In November 2019 the government produced a consultation document Reducing waste: a more effective landfill levy. The document points out that while in other countries there is growing recovery and recycling of materials, in New Zealand, waste sent to landfills has been steadily increasing. It also says that significant quantities of waste from construction and demolition are not subject to a levy at the moment.

There is a proposal for a levy of $20 per tonne for construction and demolition fills and for an increase of the existing levy at municipal landfills to $50 or $60 per tonne.

The Ministry for the Environment estimates current levy-related waste disposal charges for construction and demolition waste of around $6.6 million each year. The levy-related cost of disposal under the proposed new levy could be between $68.9 and $75.55 million.

Waste diversion and rating tools

The Homestar rating tool for residential buildings awards points for diverting  waste from landfill.

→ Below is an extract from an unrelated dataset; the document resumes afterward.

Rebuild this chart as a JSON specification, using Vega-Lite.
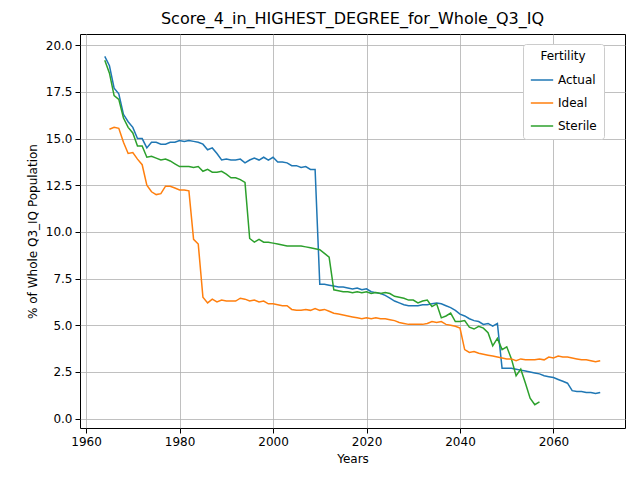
{
"$schema":"https://vega.github.io/schema/vega-lite/v6.json",
"width":545,"height":394,
"autosize":{"type":"none"},
"padding":{"left":80,"top":34,"right":15,"bottom":52},
"background":"white",
"title":{"text":"Score_4_in_HIGHEST_DEGREE_for_Whole_Q3_IQ","fontSize":16,"font":"DejaVu Sans","fontWeight":"normal","offset":7},
"data":{"values":[
{"y":1964,"A":19.4,"I":null,"S":19.2},{"y":1965,"A":18.9,"I":15.5,"S":18.5},{"y":1966,"A":17.7,"I":15.6,"S":17.3},{"y":1967,"A":17.4,"I":15.55,"S":17.1},{"y":1968,"A":16.3,"I":14.8,"S":16.1},{"y":1969,"A":15.9,"I":14.2,"S":15.6},{"y":1970,"A":15.6,"I":14.25,"S":15.3},{"y":1971,"A":15.0,"I":13.9,"S":14.6},{"y":1972,"A":15.0,"I":13.6,"S":14.6},{"y":1973,"A":14.5,"I":12.5,"S":14.0},{"y":1974,"A":14.8,"I":12.15,"S":14.05},{"y":1975,"A":14.8,"I":12.0,"S":13.95},{"y":1976,"A":14.7,"I":12.05,"S":13.85},{"y":1977,"A":14.7,"I":12.45,"S":13.9},{"y":1978,"A":14.8,"I":12.45,"S":13.8},{"y":1979,"A":14.8,"I":12.35,"S":13.65},{"y":1980,"A":14.9,"I":12.25,"S":13.5},{"y":1981,"A":14.85,"I":12.25,"S":13.5},{"y":1982,"A":14.9,"I":12.2,"S":13.5},{"y":1983,"A":14.85,"I":9.6,"S":13.45},{"y":1984,"A":14.8,"I":9.35,"S":13.5},{"y":1985,"A":14.7,"I":6.5,"S":13.25},{"y":1986,"A":14.4,"I":6.2,"S":13.35},{"y":1987,"A":14.5,"I":6.4,"S":13.2},{"y":1988,"A":14.2,"I":6.25,"S":13.2},{"y":1989,"A":13.85,"I":6.35,"S":13.25},{"y":1990,"A":13.9,"I":6.3,"S":13.1},{"y":1991,"A":13.85,"I":6.3,"S":12.9},{"y":1992,"A":13.85,"I":6.3,"S":12.9},{"y":1993,"A":13.9,"I":6.45,"S":12.8},{"y":1994,"A":13.7,"I":6.4,"S":12.65},{"y":1995,"A":13.85,"I":6.3,"S":9.65},{"y":1996,"A":13.95,"I":6.35,"S":9.45},{"y":1997,"A":13.85,"I":6.25,"S":9.6},{"y":1998,"A":14.0,"I":6.3,"S":9.45},{"y":1999,"A":13.85,"I":6.15,"S":9.45},{"y":2000,"A":14.0,"I":6.15,"S":9.4},{"y":2001,"A":13.75,"I":6.1,"S":9.35},{"y":2002,"A":13.75,"I":6.05,"S":9.3},{"y":2003,"A":13.7,"I":6.05,"S":9.25},{"y":2004,"A":13.55,"I":5.85,"S":9.25},{"y":2005,"A":13.55,"I":5.8,"S":9.25},{"y":2006,"A":13.45,"I":5.8,"S":9.25},{"y":2007,"A":13.5,"I":5.85,"S":9.2},{"y":2008,"A":13.35,"I":5.8,"S":9.15},{"y":2009,"A":13.35,"I":5.9,"S":9.1},{"y":2010,"A":7.2,"I":5.8,"S":9.05},{"y":2011,"A":7.2,"I":5.85,"S":8.85},{"y":2012,"A":7.15,"I":5.75,"S":8.65},{"y":2013,"A":7.1,"I":5.65,"S":6.9},{"y":2014,"A":7.05,"I":5.6,"S":6.85},{"y":2015,"A":7.05,"I":5.55,"S":6.8},{"y":2016,"A":7.0,"I":5.5,"S":6.8},{"y":2017,"A":6.95,"I":5.45,"S":6.75},{"y":2018,"A":7.0,"I":5.4,"S":6.8},{"y":2019,"A":6.9,"I":5.35,"S":6.75},{"y":2020,"A":6.95,"I":5.4,"S":6.8},{"y":2021,"A":6.8,"I":5.35,"S":6.7},{"y":2022,"A":6.75,"I":5.4,"S":6.75},{"y":2023,"A":6.7,"I":5.35,"S":6.7},{"y":2024,"A":6.6,"I":5.35,"S":6.75},{"y":2025,"A":6.45,"I":5.3,"S":6.7},{"y":2026,"A":6.3,"I":5.25,"S":6.55},{"y":2027,"A":6.2,"I":5.15,"S":6.5},{"y":2028,"A":6.1,"I":5.1,"S":6.45},{"y":2029,"A":6.05,"I":5.05,"S":6.35},{"y":2030,"A":6.05,"I":5.05,"S":6.35},{"y":2031,"A":6.05,"I":5.05,"S":6.2},{"y":2032,"A":6.1,"I":5.05,"S":6.3},{"y":2033,"A":6.1,"I":5.1,"S":6.35},{"y":2034,"A":6.15,"I":5.2,"S":6.0},{"y":2035,"A":6.2,"I":5.15,"S":6.15},{"y":2036,"A":6.15,"I":5.2,"S":5.4},{"y":2037,"A":6.05,"I":5.05,"S":5.5},{"y":2038,"A":5.95,"I":5.0,"S":5.65},{"y":2039,"A":5.8,"I":4.95,"S":5.2},{"y":2040,"A":5.6,"I":4.85,"S":5.2},{"y":2041,"A":5.5,"I":3.7,"S":5.25},{"y":2042,"A":5.35,"I":3.55,"S":4.9},{"y":2043,"A":5.25,"I":3.6,"S":4.8},{"y":2044,"A":5.2,"I":3.5,"S":4.95},{"y":2045,"A":5.05,"I":3.45,"S":4.85},{"y":2046,"A":5.1,"I":3.4,"S":4.6},{"y":2047,"A":4.95,"I":3.35,"S":3.9},{"y":2048,"A":5.1,"I":3.3,"S":4.3},{"y":2049,"A":2.7,"I":3.25,"S":3.7},{"y":2050,"A":2.7,"I":3.2,"S":3.85},{"y":2051,"A":2.7,"I":3.2,"S":3.2},{"y":2052,"A":2.65,"I":3.1,"S":2.3},{"y":2053,"A":2.6,"I":3.2,"S":2.65},{"y":2054,"A":2.55,"I":3.15,"S":1.9},{"y":2055,"A":2.5,"I":3.15,"S":1.1},{"y":2056,"A":2.45,"I":3.15,"S":0.75},{"y":2057,"A":2.4,"I":3.2,"S":0.9},{"y":2058,"A":2.3,"I":3.15,"S":null},{"y":2059,"A":2.25,"I":3.3,"S":null},{"y":2060,"A":2.2,"I":3.25,"S":null},{"y":2061,"A":2.1,"I":3.35,"S":null},{"y":2062,"A":2.0,"I":3.3,"S":null},{"y":2063,"A":1.9,"I":3.3,"S":null},{"y":2064,"A":1.5,"I":3.25,"S":null},{"y":2065,"A":1.45,"I":3.2,"S":null},{"y":2066,"A":1.45,"I":3.15,"S":null},{"y":2067,"A":1.4,"I":3.15,"S":null},{"y":2068,"A":1.4,"I":3.1,"S":null},{"y":2069,"A":1.35,"I":3.05,"S":null},{"y":2070,"A":1.4,"I":3.1,"S":null}
]},
"transform":[
{"fold":["A","I","S"],"as":["k","v"]},
{"filter":"datum.v != null"},
{"lookup":"k","from":{"data":{"values":[{"k":"A","n":"Actual"},{"k":"I","n":"Ideal"},{"k":"S","n":"Sterile"}]},"key":"k","fields":["n"]}}
],
"mark":{"type":"line","strokeWidth":1.5},
"encoding":{
"x":{"field":"y","type":"quantitative","title":"Years","scale":{"domain":[1958.7,2075.3],"nice":false,"zero":false},"axis":{"values":[1960,1980,2000,2020,2040,2060],"format":"d"}},
"y":{"field":"v","type":"quantitative","title":"% of Whole Q3_IQ Population","scale":{"domain":[-0.5,20.6],"nice":false},"axis":{"values":[0,2.5,5,7.5,10,12.5,15,17.5,20],"format":".1f"}},
"color":{"field":"n","type":"nominal","title":"Fertility","scale":{"domain":["Actual","Ideal","Sterile"],"range":["#1f77b4","#ff7f0e","#2ca02c"]},
"legend":{"orient":"none","legendX":443,"legendY":10,"padding":7,"strokeColor":"#cccccc","fillColor":"white","cornerRadius":3,"symbolType":"stroke","symbolSize":500,"symbolStrokeWidth":1.5,"titleAnchor":"middle","titleFontWeight":"normal","rowPadding":5}}
},
"config":{
"font":"DejaVu Sans",
"view":{"stroke":"black","strokeWidth":1},
"axis":{"grid":true,"gridColor":"#b0b0b0","gridWidth":0.8,"domain":false,"tickColor":"black","labelColor":"black","labelFontSize":12,"titleFontSize":12,"titleFontWeight":"normal","labelPadding":3,"titlePadding":6},
"legend":{"labelFontSize":12,"titleFontSize":12}
}
}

At least 50% can be diverted, and often 60–70% is achieved.
(The Green Star rating scheme for commercial buildings also rewards waste diversion. The New Zealand Green Building Council reports that some commercial projects have diverted 90% of building site waste.)

Ecolabel specification for construction and demolition waste management

The New Zealand Ecolabelling Trust (which administers Environmental Choice New Zealand) has developed a specification for construction and demolition waste management to help reduce the amount of waste going to landfills. It can be downloaded from this page.

The first company to achieve the ecolabel, Christchurch company Taggart, has shown it is possible to divert 70% to almost 100% of waste from landfill, even in its work demolishing the remains of the Tui stand at Lancaster Park.